Yeah, Steve Vai, Joe Satriani, Slash. I only play with the big boys! Nikki Sixx is playing bass on "Feed My Frankenstein," that was co-written with Zodiac Mindwarp. Mick Mars is playing on a song I wrote with Mick and Nikki and Jim Vallance called "Die For You." I picked people for the right songs. When I wrote "Hey Stoopid" I said I wanted Slash to play guitar. I did a thing with GN'R on their new album. "The Garden." It's fun working with these guys. I could work with my regular band but it's nice to be in the position to call up somebody with a unique talent and ask them to play and they say "sure."
Speaking of your band, who's in it?
I have a touring band and I have a recording band. It's almost like having two wives. I figure, an album has to stand on its own. I got Mickey Curry on drums, I know he's gonna do it right the first time. Same thing with the bass player, Hugh McDonald. But the band I've got in the studio I wouldn't want on stage. They don't have the energy that my stage band has. On stage what really matters is that Alice complements the band and the band complements Alice. I have to go out there prepared every night to do the best show I've ever done. Every night has got to be like opening night. I don't care if it's 200 nights into the tour.
Are you looking forward to getting back on the road?
I really am. Two shows in October aside, I've been off the road since August.
There are rumours you may team up with Ozzy Osbourne.
Could be. It would be a fun thing. I can't think of too many bands that can go out on their own and expect to sell 15,000 seats. You need a co-headlining thing or a triple bill. I like packages like that because you really give them a full show, it makes it really a party.
You talked about retiring some of the old visuals, but what about the classic songs? Will you perform them?
You have to do "Eighteen," you have to do "School's Out", "Billion Dollar Babies." If you don't, they kill you. I'd like to do a third oldies, a third from Trash, a third from this album.
You're going to be in the Nightmare On Elm Street movie, Freddy's Dead: The Final Nightmare, playing Freddy's dad.
Yeah, it comes out for Halloween.
Are you doing music for it?
I don't know. I told them I'd be available. It would be so easy to write for that.
Any other roles in the offering?
I was offered something with a couple big stars but it was so sexually nasty. I said "nah." I don't want to get into that movie star bit right now. I think it's okay to do [Nightmare] because it's more rock 'n' roll.
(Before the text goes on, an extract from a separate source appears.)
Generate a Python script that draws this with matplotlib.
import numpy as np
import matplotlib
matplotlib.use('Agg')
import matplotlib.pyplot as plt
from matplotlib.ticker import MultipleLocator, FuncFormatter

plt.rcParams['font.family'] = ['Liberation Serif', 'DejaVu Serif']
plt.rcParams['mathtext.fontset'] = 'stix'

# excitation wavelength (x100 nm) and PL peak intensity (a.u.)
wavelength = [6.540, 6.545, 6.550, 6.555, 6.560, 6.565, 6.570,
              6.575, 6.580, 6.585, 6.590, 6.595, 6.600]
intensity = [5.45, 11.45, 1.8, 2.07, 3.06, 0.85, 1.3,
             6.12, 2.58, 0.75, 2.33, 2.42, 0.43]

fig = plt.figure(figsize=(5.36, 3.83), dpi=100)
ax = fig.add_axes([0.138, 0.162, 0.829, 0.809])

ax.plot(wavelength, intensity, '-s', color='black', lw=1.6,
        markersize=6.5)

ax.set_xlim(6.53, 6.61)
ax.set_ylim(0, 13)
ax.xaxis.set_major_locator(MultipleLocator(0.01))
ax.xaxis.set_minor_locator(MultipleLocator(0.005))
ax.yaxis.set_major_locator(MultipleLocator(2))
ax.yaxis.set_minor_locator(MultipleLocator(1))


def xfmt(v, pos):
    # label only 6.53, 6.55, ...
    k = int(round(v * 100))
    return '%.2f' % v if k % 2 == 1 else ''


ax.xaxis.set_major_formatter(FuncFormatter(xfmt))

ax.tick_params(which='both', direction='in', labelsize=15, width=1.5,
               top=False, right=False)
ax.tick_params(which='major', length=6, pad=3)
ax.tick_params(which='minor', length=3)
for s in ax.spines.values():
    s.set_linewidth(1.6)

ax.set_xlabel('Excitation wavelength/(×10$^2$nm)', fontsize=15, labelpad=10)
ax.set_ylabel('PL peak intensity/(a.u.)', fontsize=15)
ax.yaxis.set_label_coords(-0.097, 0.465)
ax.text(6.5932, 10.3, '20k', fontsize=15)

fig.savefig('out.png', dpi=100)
What about after rock 'n' roll? What do you want to do later on?
I don't know, but it'll be something in show business. I think I'll always write - writing is easy for me. I love writing. Producing, if a band came to me and totally gave themselves to me and I had total free reign of it, I could invent something as unique as Alice and I would know how to put them over.
A mastermind?
More like a mad doctor!*
Alice watches Family Feud and was jazzed to be #2 on the list of Five Famous Alices. He's also been a question on Jeopardy! "It's great when you can make such an impact that you're a question on a game show," he says.
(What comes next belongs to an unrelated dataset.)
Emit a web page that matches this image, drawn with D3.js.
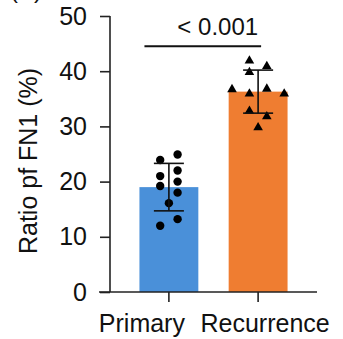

"When I get on stage I hear everything, every note. All my sensed are ten times magnified when I'm up there," says Alice, who begins a co-headlining tour with Judas Priest (also featuring Motorhead, Dangerous Toys, and Metal Church) on July 9. A subsequent tour with Ozzy Osbourne is a possibility.
Alice muses that he's seen every horror movie that Blockbuster Video carries twice, and loves the really bad ones the most. "The Exorcist doesn't count, it was so good. I'm talking Shriek of the Mutilated, something that stars the producer's cousin." A 90 minute documentary is in the works about Alice's career that will include rare vintage footage from the 70's.
"Rock n' roll had no time limit on it. I think it's important for the kids to realize that Alice doesn't play '70s old-time music," he says, but his earlier efforts still hold up - in fact, most have been reissued and are selling well.
Alice, Mick Mars, and Nikki Sixx wrote "Die For You" at Mick's house in one all-day session. "Mick wrote the riff, I had an idea for the chorus, and Alice did the rest," says Nikki. Songsmith Jim Vallance helped Alice finish it.